• poj-2155 Matrix(二维树状数组)


    题目链接:

    Matrix

    Time Limit: 3000MS   Memory Limit: 65536K
    Total Submissions: 23170   Accepted: 8613

    Description

    Given an N*N matrix A, whose elements are either 0 or 1. A[i, j] means the number in the i-th row and j-th column. Initially we have A[i, j] = 0 (1 <= i, j <= N). 

    We can change the matrix in the following way. Given a rectangle whose upper-left corner is (x1, y1) and lower-right corner is (x2, y2), we change all the elements in the rectangle by using "not" operation (if it is a '0' then change it into '1' otherwise change it into '0'). To maintain the information of the matrix, you are asked to write a program to receive and execute two kinds of instructions. 

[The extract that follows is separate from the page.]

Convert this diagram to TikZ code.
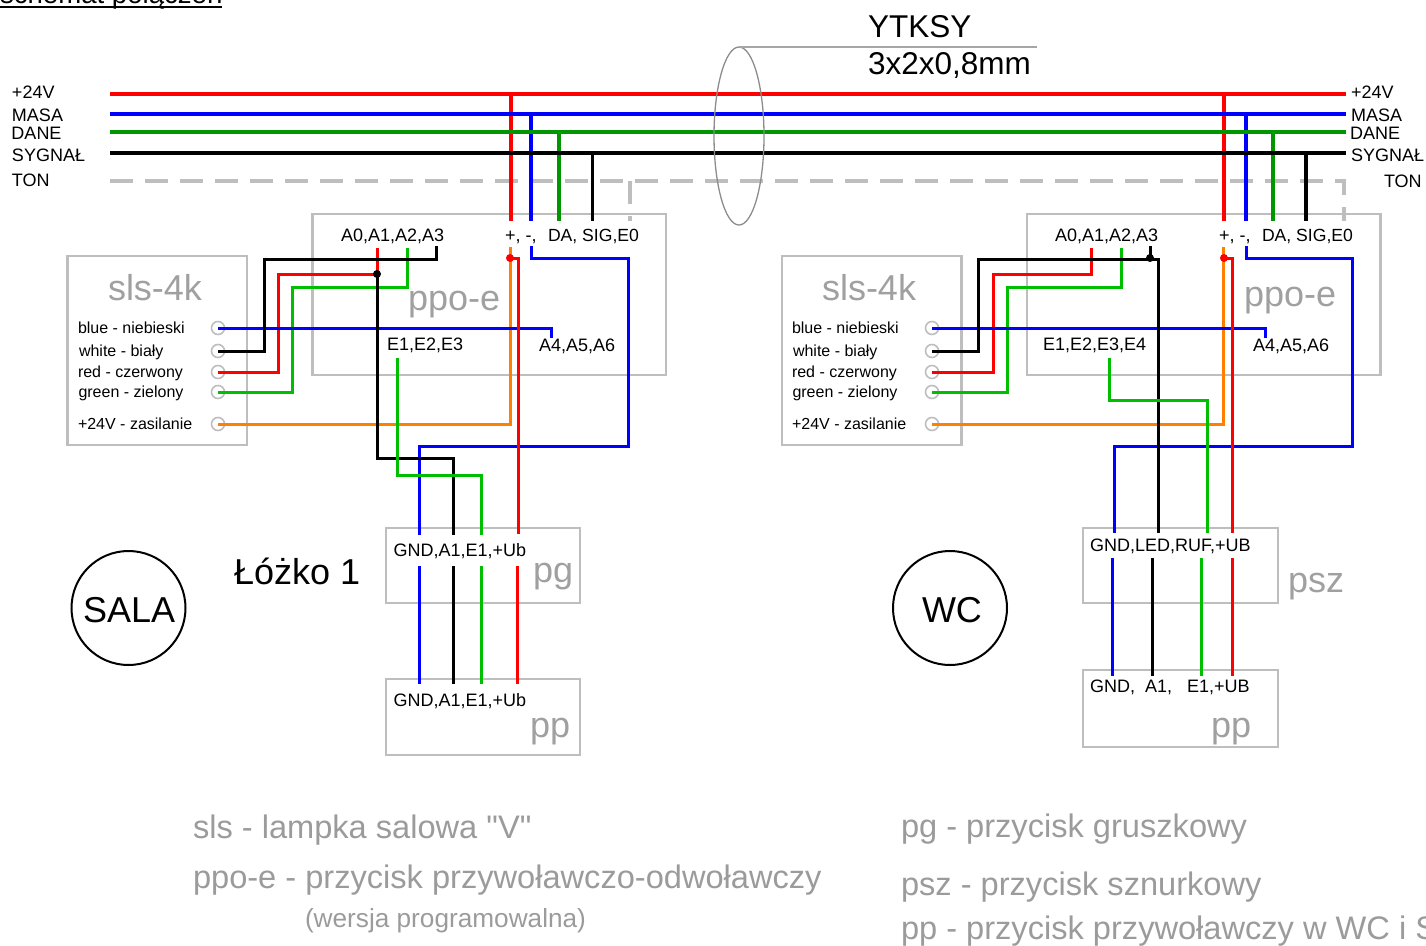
\documentclass[tikz,border=0pt]{standalone}
\usetikzlibrary{shapes.geometric}
\usepackage{fontspec}
\setmainfont{Liberation Sans}
\newfontfamily\plainf{Liberation Sans}
\definecolor{wblue}{RGB}{0,0,255}
\definecolor{wred}{RGB}{255,0,0}
\definecolor{wgreen}{RGB}{0,190,0}
\definecolor{bgreen}{RGB}{0,150,0}
\definecolor{worange}{RGB}{255,128,0}
\definecolor{boxgray}{RGB}{190,190,190}
\definecolor{labgray}{RGB}{160,160,160}
\definecolor{txtgray}{RGB}{155,155,155}
\tikzset{
  every node/.style={inner sep=0pt,outer sep=0pt},
  devbox/.style={draw=boxgray,line width=2.4pt,anchor=north west},
  txt/.style={anchor=base west,text=black,font=\fontsize{18}{19}\selectfont},
  pinlab/.style={anchor=base west,text=black,font=\fontsize{16}{17}\selectfont},
  devlab/.style={anchor=base west,text=labgray,font=\fontsize{36}{38}\selectfont},
  biglab/.style={anchor=base west,text=black,font=\fontsize{36}{38}\selectfont},
  notelab/.style={anchor=base west,text=txtgray,font=\fontsize{32.6}{36}\selectfont},
  pincircle/.style={circle,draw=boxgray,line width=1.6pt,minimum size=13pt},
  roomcircle/.style={circle,draw=black,line width=2pt,minimum size=114pt},
  bus/.style={line width=4pt},
  drop/.style={line width=3.4pt},
  wire/.style={line width=3pt},
  junction/.style={circle,minimum size=8pt}
}
\begin{document}
\begin{tikzpicture}[x=1pt,y=-1pt]
\useasboundingbox (0,0) rectangle (1426,945);
\clip (0,0) rectangle (1426,945);

% title, cut by the top edge
\node[anchor=base west,font=\fontsize{27.6}{29}\selectfont] (title) at (0,3) {schemat połączeń};
\draw[line width=2pt] (title.base west |- 0,7) -- (title.base east |- 0,7);

% devices
\node[devbox,minimum width=353.5pt,minimum height=161pt] (ppoL) at (312.5,214) {};
\node[devbox,minimum width=353.5pt,minimum height=161pt] (ppoR) at (1027,214) {};
\node[devbox,minimum width=179.5pt,minimum height=189pt] (slsL) at (67.5,256) {};
\node[devbox,minimum width=179.5pt,minimum height=189pt] (slsR) at (782,256) {};
\node[devbox,minimum width=194pt,minimum height=75pt] (pg) at (386,528) {};
\node[devbox,minimum width=194pt,minimum height=76pt] (ppL) at (386,679) {};
\node[devbox,minimum width=195pt,minimum height=75pt] (psz) at (1083,528) {};
\node[devbox,minimum width=195pt,minimum height=77pt] (ppR) at (1083,670) {};

% pins
\foreach \n/\y in {a/328,b/351,c/372,d/392,e/424}{
  \node[pincircle] (L\n) at (218,\y) {};
  \node[pincircle] (R\n) at (932,\y) {};
}

% terminals
\coordinate (busRedLa) at (110,93.7);   \coordinate (busRedRa) at (1346,93.7);
\coordinate (busBluLa) at (110,113.5);  \coordinate (busBluRa) at (1346,113.5);
\coordinate (busGrnLa) at (110,131.5);  \coordinate (busGrnRa) at (1346,131.5);
\coordinate (busBlkLa) at (110,153);    \coordinate (busBlkRa) at (1346,153);
\coordinate (busTonL) at (110,181);     \coordinate (busTonR) at (1344,181);
\coordinate (tonDropL) at (630,181);
\foreach \n/\x in {tPl/511,tMl/531,tDl/559,tSl/592.5,tPr/1224,tMr/1246,tDr/1273,tSr/1306}{
  \coordinate (\n) at (\x,221);
}
\coordinate (cableTop) at (739,47);
\coordinate (cableEnd) at (1037,47);

% TON dashed bus
\draw[boxgray,bus,dash pattern=on 23pt off 12pt] (busTonL) -- (busTonR) -- (1344,221);
\draw[boxgray,bus,dash pattern=on 23pt off 12pt] (tonDropL) -- (630,221);

% drops
\draw[wred,drop] (511,93.7) -- (tPl);
\draw[wblue,drop] (531,113.5) -- (tMl);
\draw[bgreen,drop] (559,131.5) -- (tDl);
\draw[black,drop] (592.5,153) -- (tSl);
\draw[wred,drop] (1224,93.7) -- (tPr);
\draw[wblue,drop] (1246,113.5) -- (tMr);
\draw[bgreen,drop] (1273,131.5) -- (tDr);
\draw[black,drop] (1306,153) -- (tSr);

% bus
\draw[wred,bus] (busRedLa) -- (busRedRa);
\draw[wblue,bus] (busBluLa) -- (busBluRa);
\draw[bgreen,bus] (busGrnLa) -- (busGrnRa);
\draw[black,bus] (busBlkLa) -- (busBlkRa);

% cable sleeve
\node[draw=gray!90,line width=1.3pt,ellipse,minimum width=50pt,minimum height=178pt] (sleeve) at (739,136) {};
\draw[gray!70,line width=1.6pt] (cableTop) -- (cableEnd);

% LEFT wiring
\coordinate (jL) at (377,274);
\coordinate (rdL) at (510,258);
\draw[worange,wire,line join=miter] (Le.center) -- (510,424) -- (510,247);
\draw[wred,wire] (Lc.center) -- (278,372) -- (278,274) -- (jL) -- (377,248);
\draw[wgreen,wire] (Ld.center) -- (292,392) -- (292,287) -- (407.5,287) -- (407.5,248);
\draw[wblue,wire] (La.center) -- (551,328) -- (551,338);
\draw[wblue,wire] (531,246) -- (531,258) -- (628,258) -- (628,446) -- (419,446) -- (419,535);
\draw[black,wire] (Lb.center) -- (264.5,351) -- (264.5,259) -- (436,259) -- (436,246);
\draw[black,wire] (jL) -- (377,458) -- (453,458) -- (453,535);
\draw[wgreen,wire] (397,358) -- (397,475) -- (481,475) -- (481,535);
\draw[wred,wire] (rdL) -- (518,258) -- (518,534);
\node[junction,fill=black] (dotL) at (jL) {};
\node[junction,fill=wred] (dotRL) at (rdL) {};

% pg to pp
\draw[wblue,wire] (419,566) -- (419,684);
\draw[black,wire] (453,566) -- (453,684);
\draw[wgreen,wire] (481,566) -- (481,684);
\draw[wred,wire] (517.5,566) -- (517.5,684);

% RIGHT wiring
\coordinate (jR) at (1150,258);
\coordinate (rdR) at (1224,258);
\draw[worange,wire] (Re.center) -- (1223,424) -- (1223,247);
\draw[wred,wire] (Rc.center) -- (993,372) -- (993,274) -- (1091,274) -- (1091,248);
\draw[wgreen,wire] (Rd.center) -- (1007,392) -- (1007,287) -- (1121,287) -- (1121,248);
\draw[wblue,wire] (Ra.center) -- (1265,328) -- (1265,338);
\draw[wblue,wire] (1246,246) -- (1246,258) -- (1352,258) -- (1352,446) -- (1114,446) -- (1114,533);
\draw[black,wire] (Rb.center) -- (978,351) -- (978,259) -- (1158,259) -- (1158,533);
\draw[black,wire] (jR) -- (1150,246);
\draw[wgreen,wire] (1109,358) -- (1109,400) -- (1207.5,400) -- (1207.5,533);
\draw[wred,wire] (rdR) -- (1232,258) -- (1232,533);
\node[junction,fill=black] (dotR) at (jR) {};
\node[junction,fill=wred] (dotRR) at (rdR) {};

% psz to pp
\draw[wblue,wire] (1112.7,558) -- (1112.7,676);
\draw[black,wire] (1152,558) -- (1152,676);
\draw[wgreen,wire] (1201,558) -- (1201,676);
\draw[wred,wire] (1232,558) -- (1232,676);

% rooms
\node[roomcircle] (sala) at (128.5,608) {};
\node[roomcircle] (wc) at (950,608) {};
\node[biglab] (salaT) at (83,622) {SALA};
\node[biglab] (wcT) at (922,622) {WC};
\node[biglab] (bed) at (234,584) {Łóżko 1};

% cable text
\node[anchor=base west,font=\fontsize{31.5}{33}\selectfont] (yt) at (868,37) {YTKSY};
\node[anchor=base west,font=\fontsize{31.5}{33}\selectfont] (yt2) at (868,74) {3x2x0,8mm};

% bus labels
\node[txt] (l1) at (12,98) {+24V};
\node[txt] (l2) at (12,121) {MASA};
\node[txt] (l3) at (11.5,139) {DANE};
\node[txt] (l4) at (12,161) {SYGNAŁ};
\node[txt] (l5) at (12,186) {TON};
\node[txt] (r1) at (1351,98) {+24V};
\node[txt] (r2) at (1351,121) {MASA};
\node[txt] (r3) at (1350,139) {DANE};
\node[txt] (r4) at (1351,161) {SYGNAŁ};
\node[txt] (r5) at (1384,187) {TON};

% module labels
\node[txt] (a1) at (341,241) {A0,A1,A2,A3};
\node[txt] (a2) at (505,241) {+, -,};
\node[txt,font=\fontsize{17.6}{19}\selectfont] (a3) at (548,241) {DA, SIG,E0};
\node[txt] (a4) at (387,350) {E1,E2,E3};
\node[txt] (a5) at (539,351) {A4,A5,A6};
\node[txt] (b1) at (1055,241) {A0,A1,A2,A3};
\node[txt] (b2) at (1219,241) {+, -,};
\node[txt,font=\fontsize{17.6}{19}\selectfont] (b3) at (1262,241) {DA, SIG,E0};
\node[txt] (b4) at (1043,350) {E1,E2,E3,E4};
\node[txt] (b5) at (1253,351) {A4,A5,A6};
\node[txt] (c1) at (393.5,556) {GND,A1,E1,+Ub};
\node[txt] (c2) at (393.5,706) {GND,A1,E1,+Ub};
\node[txt] (c3) at (1090,551) {GND,LED,RUF,+UB};
\node[txt] (c4) at (1090,692) {GND,\ \ A1,\ \ \ E1,+UB};

% pin labels
\node[pinlab] (p1) at (78,333) {blue - niebieski};
\node[pinlab] (p2) at (79,356) {white - biały};
\node[pinlab] (p3) at (78,377) {red - czerwony};
\node[pinlab] (p4) at (78.5,397) {green - zielony};
\node[pinlab] (p5) at (78,429) {+24V - zasilanie};
\node[pinlab] (q1) at (792,333) {blue - niebieski};
\node[pinlab] (q2) at (793,356) {white - biały};
\node[pinlab] (q3) at (792,377) {red - czerwony};
\node[pinlab] (q4) at (792.5,397) {green - zielony};
\node[pinlab] (q5) at (792,429) {+24V - zasilanie};

% grey device names
\node[devlab] (n1) at (108,300) {sls-4k};
\node[devlab] (n2) at (822,300) {sls-4k};
\node[devlab] (n3) at (408,310) {ppo-e};
\node[devlab] (n4) at (1244,306) {ppo-e};
\node[devlab] (n5) at (533,582) {pg};
\node[devlab] (n6) at (530,737) {pp};
\node[devlab] (n7) at (1288,592) {psz};
\node[devlab] (n8) at (1211,737) {pp};

% legend
\node[notelab] (g1) at (193,838) {\plainf sls - lampka salowa "V"};
\node[notelab] (g2) at (193,888) {ppo-e - przycisk przywoławczo-odwoławczy};
\node[anchor=base west,text=txtgray,font=\fontsize{26.2}{28}\selectfont] (g3) at (305,927) {(wersja programowalna)};
\node[notelab] (g4) at (901,837) {pg - przycisk gruszkowy};
\node[notelab] (g5) at (901,895) {psz - przycisk sznurkowy};
\node[notelab] (g6) at (901,939) {pp - przycisk przywoławczy w WC i S};
\end{tikzpicture}
\end{document}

    1. C x1 y1 x2 y2 (1 <= x1 <= x2 <= n, 1 <= y1 <= y2 <= n) changes the matrix by using the rectangle whose upper-left corner is (x1, y1) and lower-right corner is (x2, y2). 
    2. Q x y (1 <= x, y <= n) querys A[x, y]. 

    Input

    The first line of the input is an integer X (X <= 10) representing the number of test cases. The following X blocks each represents a test case. 

    The first line of each block contains two numbers N and T (2 <= N <= 1000, 1 <= T <= 50000) representing the size of the matrix and the number of the instructions. The following T lines each represents an instruction having the format "Q x y" or "C x1 y1 x2 y2", which has been described above. 

    Output

    For each querying output one line, which has an integer representing A[x, y]. 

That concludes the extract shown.